After five years of violence, people in Northern Ireland of course have doubts and apprehensions. But may I also ask the noble Lord whether it is true that no Constitutional rights for the people of Northern Ireland are being threatened, that it is the electorate of Northern Ireland who will decide the future of the Province, and that what is needed at this time is firm political leadership of all Parties working within the Northern Ireland Constitution?
§ LORD AMULREE
My Lords, I should like on behalf of noble Lords on these Benches to thank the noble Lord, Lord Donaldson of Kingsbridge, for what he has said in repeating a very full Statement, and I would thank the noble Lord, Lord Belstead, for what he said. There is really nothing further for me to say, except that we support the Government firmly on this statement of policy that they have laid down to bring the present terrible situation to an end.
§ LORD DONALDSON OF KINGSBRIDGE
My Lords, I am grateful for both noble Lords' statements. On the two questions of the noble Lord, Lord Belstead, I cannot fill in a great deal about the Ulster Workers' Council. It is a small, self-appointed group and is in no way part of the trade union movement. That is perhaps all we need to know at the moment. The noble Lord asked who purported to speak for it. It purports to speak for itself.

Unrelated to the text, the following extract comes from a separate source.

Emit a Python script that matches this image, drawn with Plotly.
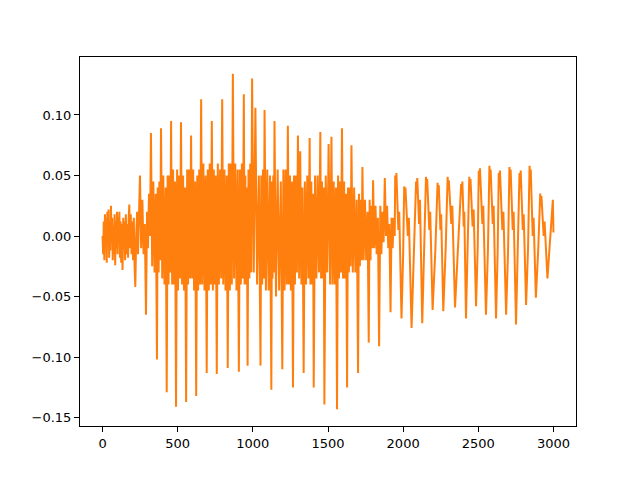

As to the second point, 1266 it is of course absolutely true that the various follow-ups of the Sunningdale Agreement, fear of which is really at the root of all this trouble, are self-defending in the sense that the Sunningdale Agreement includes, as has been said a hundred times, a unanimity rule and nothing can be done without unanimity; so the fear of the consequences of this Agreement, in my opinion and in the opinion of most balanced observers, is a myth. I thank noble Lords for their support. The Government will carry on as stated.